Мы пытаемся объяснить ему, в чем дело, но он до

того горячится, что не придает нашим словам никакого

значения. Он нас просто не слышит.

– Там, на горке, немцы,– втолковываем мы ему.

– Откуда, к черту, немцы! – кричит он на нас и

явно собирается ехать дальше.– Там должны уже быть

наши!

В это время из следующей машины выходит

незнакомый капитан. Он жестом утихомиривает старшего

лейтенанта, задает нам два—три вопроса по существу,

внимательно выслушивает и под конец осведомляется, кто

мы такие. Оказывается, мы в суматохе забыли

доложиться. Смущенный Фурманский исправляет

ошибку.

– Разрешите идти? – спрашивает он в

заключение теперь уже по всей форме.

– Спасибо за службу,– говорит капитан, тоже

прикладывая руку к фуражке. Да, в отличие от наших

командиров он, видимо офицер связи, был в фуражке, а не

в пилотке.– Идите!

Мы направляемся к своей полуторке и,

обернувшись, видим, как задержанная нами колонна

медленно сворачивает с дороги и втягивается в

ближайшую рощицу.

На востоке солнечный диск уже приподнялся над

горизонтом. День обещает быть ясным. Очень хочется

спать...

Впоследствии, уже в окружении, мы с Фурманским

не раз вспоминали этот предрассветный час, когда

впервые воочию увидели немцев и впервые принесли хоть

сколько—нибудь реальную пользу своим.

Обидно только, что никто никогда не запишет это

происшествие нам в актив. Даже поблагодаривший нас

капитан, если он еще жив, и тот, конечно, уже позабыл об

этом...

Но, оказывается, нашлись люди, которые не забыли

и в самом деле записали. Оказывается, у добрых дел на

фронте тоже была своя эстафета.

В январе 1942 года, примерно месяца через

полтора после того как я, выбравшись вместе с

Фурманским и Сафразбекяном из глубокого окружения и

пройдя через ряд проверок, был временно направлен в

редакцию иллюстрированных изданий ГлавПУРККА

литературным секретарем, мне как—то позвонили из

оборонной комиссии Союза.

– Мы пересылаем вам копию поступившего на вас

отзыва.

– Какого отзыва, от кого он поступил? —

удивился я.

– От полкового комиссара Катулина.

– И что, он благоприятный, этот отзыв? —

поинтересовался я.

– Вполне.

Сообщение показалось мне более чем странным.

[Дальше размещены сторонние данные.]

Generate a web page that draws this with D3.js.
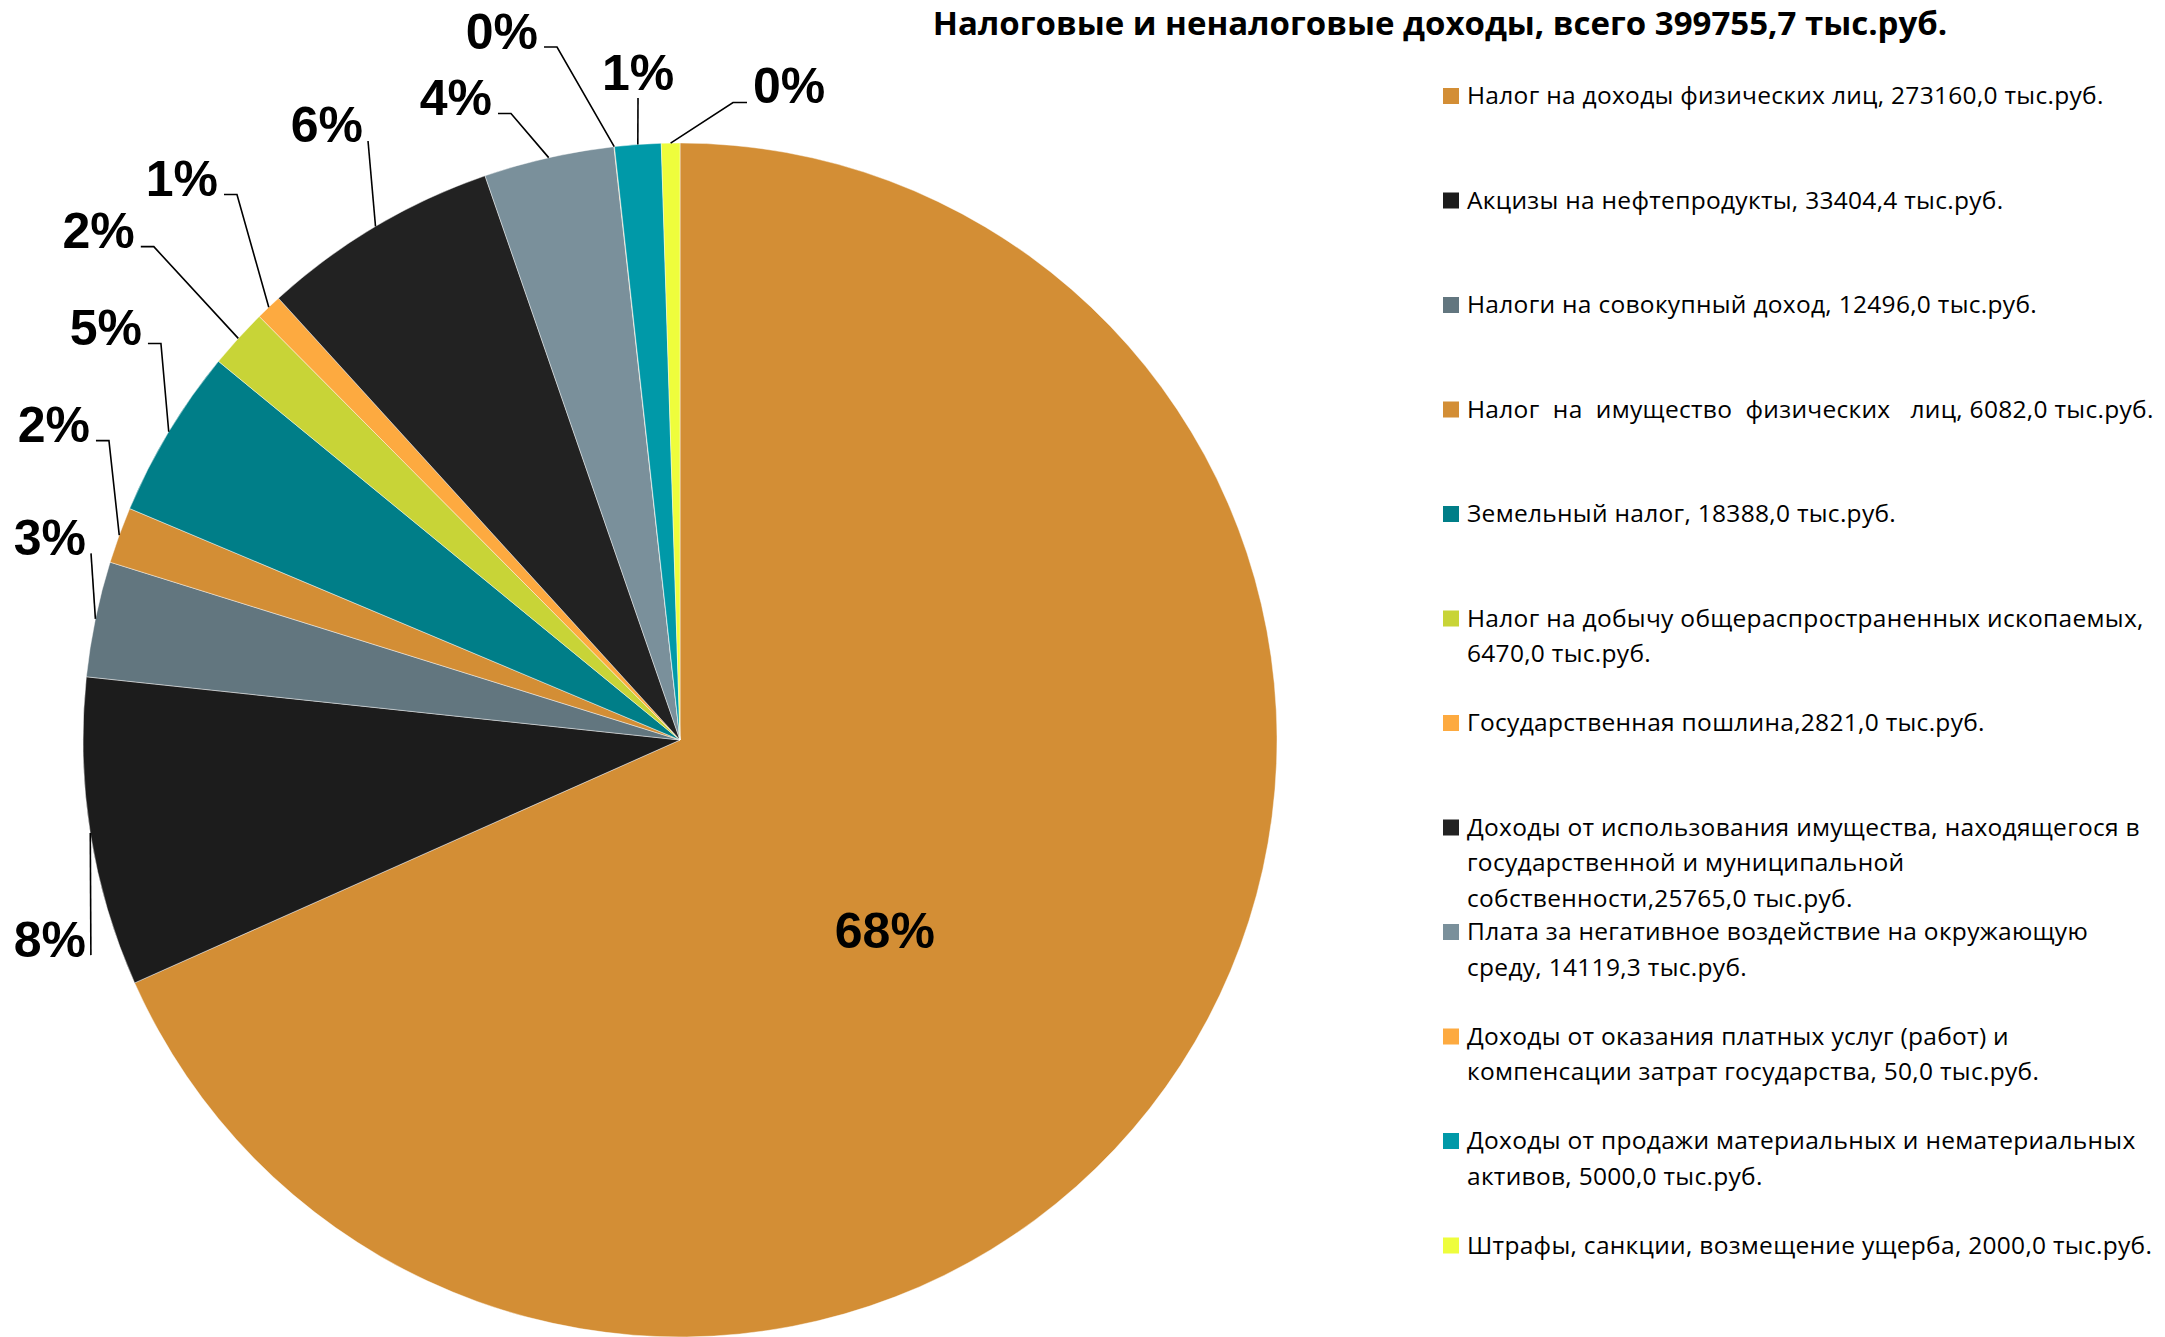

Профессор Московского университета Н. 3. Катулин был

заместителем командира нашего 22—го полка по

политчасти. Это мне было известно, я даже раз издали

видел его – комиссар выступал у нас на полковом

митинге в лесу. Но тогда я еще не знал, что за человек

профессор Катулин, и потому недоумевал. В самом деле, чем я, простой боец, каких в полку было не менее тысячи, не совершивший никаких подвигов, да к тому же еще

окруженец (что в те времена отнюдь не украшало мою

военную биографию),– чем я мог привлечь внимание

полкового комиссара? Ведь я его ни о каком отзыве не

просил, а сам он вряд ли вообще подозревал о моем

существовании.

При всех обстоятельствах одно было отрадно:

значит, профессор Катулин остался жив, значит, еще

одному человеку из нашей многострадальной дивизии

удалось перейти линию фронта.

Вскоре я получил по почте копию написанного им

отзыва. Наряду с лестной оценкой меня как солдата он

свидетельствовал о том, что я участвовал в боевых

действиях в составе роты ПВО и ходил в разведку. Так как

кроме случая, описанного выше, мне в разведке

участвовать не приходилось, я мог заключить, что кто—то

все—таки о нас полковому комиссару тогда доложил.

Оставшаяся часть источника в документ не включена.